Que a Nikki se la hubiera acusado, procesado y condenado se debió simplemente a una sucesión de golpes de mala suerte. Salvo en los casos en que se ve con claridad que ha intervenido un maníaco homicida, la policía prefiere creer que los asesinatos los cometen las personas que conocemos y amamos, y casi siempre tiene razón: una idea que pone los pelos de punta cuando se cena con una familia numerosa. Un montón de asesinos en potencia pasándose bandejas y platos.

Por lo que yo recordaba, Laurence Fife había estado tomándose unas copas con su socio Charlie Scorsoni la noche del crimen. Nikki había acudido a una asamblea de las Juventudes Femeninas. Volvió a casa antes que Laurence, que llegó a eso de medianoche. Tomaba medicamentos para un sinfín de alergias y antes de meterse en la cama engulló la cápsula de rigor. No habían pasado dos horas cuando despertó con mareos, vómitos y doblado en dos a causa de los fuertes dolores que sentía en el estómago. Murió de madrugada.

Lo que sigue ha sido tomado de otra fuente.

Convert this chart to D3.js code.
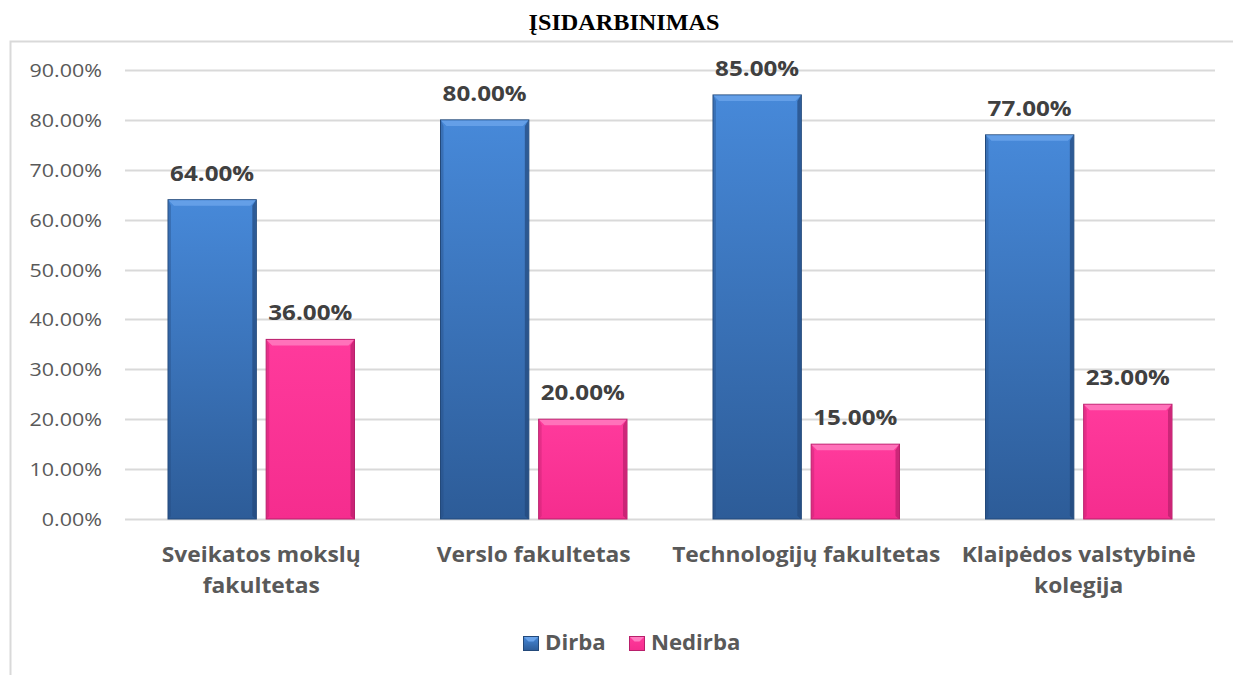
<!DOCTYPE html>
<html>
<head>
<meta charset="utf-8">
<script src="https://cdn.jsdelivr.net/npm/d3@7"></script>
<style>
  body { margin: 0; background: #fff; }
  svg { display: block; }
</style>
</head>
<body>
<div id="chart"></div>
<script>
const width = 1233;
const height = 675;

// duomenys
const categories = [
  ["Sveikatos mokslų", "fakultetas"],
  ["Verslo fakultetas"],
  ["Technologijų fakultetas"],
  ["Klaipėdos valstybinė", "kolegija"]
];
const series = ["Dirba", "Nedirba"];
const dirba = [64, 80, 85, 77];
const nedirba = [36, 20, 15, 23];
const yTicks = [0, 10, 20, 30, 40, 50, 60, 70, 80, 90];

const colors = {
  Dirba: { top: "#4789d9", bottom: "#2d5c98", edge: "#23497a", light: "#6aa3ea" },
  Nedirba: { top: "#ff3a9c", bottom: "#f52d8e", edge: "#b81f6b", light: "#ff7cc0" }
};

const font = "Open Sans, sans-serif";

// tekstą šiek tiek ištempia horizontaliai, kaip originale
function stretch(sel, k) {
  sel.each(function () {
    const w = this.getComputedTextLength();
    d3.select(this)
      .attr("textLength", w * k)
      .attr("lengthAdjust", "spacingAndGlyphs");
  });
}

const svg = d3.select("#chart").append("svg")
  .attr("width", width)
  .attr("height", height);

const defs = svg.append("defs");
series.forEach(s => {
  const g = defs.append("linearGradient")
    .attr("id", "grad-" + s)
    .attr("x1", 0).attr("y1", 0).attr("x2", 0).attr("y2", 1);
  g.append("stop").attr("offset", "0%").attr("stop-color", colors[s].top);
  g.append("stop").attr("offset", "100%").attr("stop-color", colors[s].bottom);
});

// rėmelis
svg.append("rect")
  .attr("x", 10.5).attr("y", 41.5)
  .attr("width", width + 20).attr("height", height)
  .attr("fill", "none")
  .attr("stroke", "#d9d9d9")
  .attr("stroke-width", 2);

// pavadinimas
const title = svg.append("text")
  .attr("x", 624).attr("y", 30)
  .attr("text-anchor", "middle")
  .attr("font-family", "Liberation Serif, Times New Roman, serif")
  .attr("font-weight", "bold")
  .attr("font-size", 23)
  .attr("fill", "#000")
  .text("ĮSIDARBINIMAS");
title.attr("textLength", 191).attr("lengthAdjust", "spacingAndGlyphs");

const x0 = d3.scaleBand()
  .domain(d3.range(categories.length))
  .range([125, 1215])
  .paddingInner(0)
  .paddingOuter(0);

const x1 = d3.scaleBand()
  .domain(series)
  .range([43, x0.bandwidth() - 43])
  .paddingInner(0.1);

const y = d3.scaleLinear()
  .domain([0, 90])
  .range([519, 70]);

// tinklelis
svg.append("g")
  .selectAll("line")
  .data(yTicks)
  .enter().append("line")
  .attr("x1", 125).attr("x2", 1215)
  .attr("y1", d => Math.round(y(d)) + 0.5)
  .attr("y2", d => Math.round(y(d)) + 0.5)
  .attr("stroke", "#d9d9d9")
  .attr("stroke-width", 2);

// ašies žymės
svg.append("g")
  .selectAll("text")
  .data(yTicks)
  .enter().append("text")
  .attr("x", 102)
  .attr("y", d => y(d) + 7)
  .attr("text-anchor", "end")
  .attr("font-family", font)
  .attr("font-size", 18.5)
  .attr("fill", "#595959")
  .text(d => d.toFixed(2) + "%")
  .call(stretch, 1.16);

// stulpeliai
const rows = [];
categories.forEach((c, i) => {
  rows.push({ i, s: "Dirba", v: dirba[i] });
  rows.push({ i, s: "Nedirba", v: nedirba[i] });
});

const bar = svg.append("g")
  .selectAll("g")
  .data(rows)
  .enter().append("g")
  .attr("transform", d => `translate(${x0(d.i) + x1(d.s)},0)`);

const bw = x1.bandwidth();
const bev = 6;

bar.append("rect")
  .attr("x", 0)
  .attr("y", d => y(d.v))
  .attr("width", bw)
  .attr("height", d => y(0) - y(d.v))
  .attr("fill", d => `url(#grad-${d.s})`)
  .attr("stroke", d => colors[d.s].edge)
  .attr("stroke-width", 1);

// viršutinis nuožulnumas
bar.append("polygon")
  .attr("points", d => {
    const t = y(d.v);
    return [[0.5, t + 0.5], [bw - 0.5, t + 0.5], [bw - bev, t + bev], [bev, t + bev]].join(" ");
  })
  .attr("fill", d => colors[d.s].light)
  .attr("opacity", 0.85);

// dešinysis kraštas
bar.append("polygon")
  .attr("points", d => {
    const t = y(d.v), b = y(0);
    return [[bw - 0.5, t + 0.5], [bw - 0.5, b], [bw - 4, b - 3], [bw - 4, t + bev]].join(" ");
  })
  .attr("fill", d => colors[d.s].edge)
  .attr("opacity", 0.7);

// kairysis kraštas
bar.append("polygon")
  .attr("points", d => {
    const t = y(d.v), b = y(0);
    return [[0.5, t + 0.5], [0.5, b], [3, b - 3], [3, t + bev]].join(" ");
  })
  .attr("fill", d => colors[d.s].edge)
  .attr("opacity", 0.35);

// reikšmių etiketės
bar.append("text")
  .attr("x", bw / 2)
  .attr("y", d => y(d.v) - 19)
  .attr("text-anchor", "middle")
  .attr("font-family", font)
  .attr("font-weight", "bold")
  .attr("font-size", 22)
  .attr("fill", "#404040")
  .text(d => d.v.toFixed(2) + "%")
  .call(stretch, 1.1);

// kategorijų pavadinimai
const cat = svg.append("g")
  .selectAll("text")
  .data(categories)
  .enter().append("text")
  .attr("x", (d, i) => x0(i) + x0.bandwidth() / 2)
  .attr("y", 562)
  .attr("text-anchor", "middle")
  .attr("font-family", font)
  .attr("font-weight", "bold")
  .attr("font-size", 21.5)
  .attr("fill", "#595959");

cat.selectAll("tspan")
  .data(d => d)
  .enter().append("tspan")
  .attr("x", function () { return d3.select(this.parentNode).attr("x"); })
  .attr("dy", (d, i) => i === 0 ? "0px" : "31px")
  .text(d => d)
  .call(stretch, 1.06);

// legenda
const legendX = [523, 629];
const legend = svg.append("g")
  .selectAll("g")
  .data(series)
  .enter().append("g")
  .attr("transform", (d, i) => `translate(${legendX[i]},636)`);

legend.append("rect")
  .attr("x", 0.5).attr("y", 0.5)
  .attr("width", 15).attr("height", 14)
  .attr("fill", d => `url(#grad-${d})`)
  .attr("stroke", d => colors[d].edge);

legend.append("polygon")
  .attr("points", "1,1 15,1 10.5,5.5 5.5,5.5")
  .attr("fill", d => colors[d].light);

legend.append("text")
  .attr("x", 22).attr("y", 14)
  .attr("font-family", font)
  .attr("font-weight", "bold")
  .attr("font-size", 21.5)
  .attr("fill", "#595959")
  .text(d => d)
  .call(stretch, 1.03);
</script>
</body>
</html>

La autopsia y los análisis del laboratorio revelaron que había fallecido por ingestión de adelfas molidas en polvo muy fino e introducidas en la cápsula en substitución del medicamento: no había sido un truco genial, pero había surtido efecto. La adelfa es un arbusto muy corriente en California. Había una en el patio trasero de los Fife, dicho sea de paso. En el frasco se encontraron huellas dactilares de los dos cónyuges. Entre las pertenencias de Nikki se descubrió un diario, algunos de cuyos pasajes revelaron que la esposa se había enterado de las actividades adulterinas del marido, que estaba muy furiosa y resentida y que acariciaba la idea del divorcio.

El fiscal del distrito dictaminó con lógica aplastante que nadie se divorciaba de Laurence Fife sin pagar por ello. Ya se había casado y divorciado en una ocasión, y, aunque el caso lo había llevado otro colega, su influencia se había hecho notar. Había obtenido la custodia de los hijos y se las había arreglado para salir adelante en materia económica. Las autoridades del estado de California son muy escrupulosas a la hora de repartir los bienes, pero Laurence Fife sabía manejar tan bien el dinero que incluso un reparto al cincuenta por ciento le daba a él la parte del león. Parecía como si Nikki Fife hubiera tenido mejores cosas que hacer que separarse del marido por la vía legal y hubiese buscado otro medio.

Tenía el motivo. Tenía la oportunidad.

El gran jurado verificó las pruebas y formuló la acusación. Una vez que la acusada estuvo en la sala de autos, todo consistió en ver quién convencía a los doce ciudadanos del jurado. El fiscal del distrito, por lo que parece, se sabía la lección y había hecho los deberes. Nikki contrató a Wilfred Brentnell, de Los Ángeles, un manitas de la jurisprudencia que tenía fama de campeón de las causas perdidas. En cierto modo fue casi como admitir su culpabilidad. Todo el proceso discurrió en un clima de sensacionalismo. Nikki era joven. Era guapa. Sus padres tenían dinero. La gente sentía curiosidad y la ciudad era pequeña. Todo era demasiado interesante para perdérselo.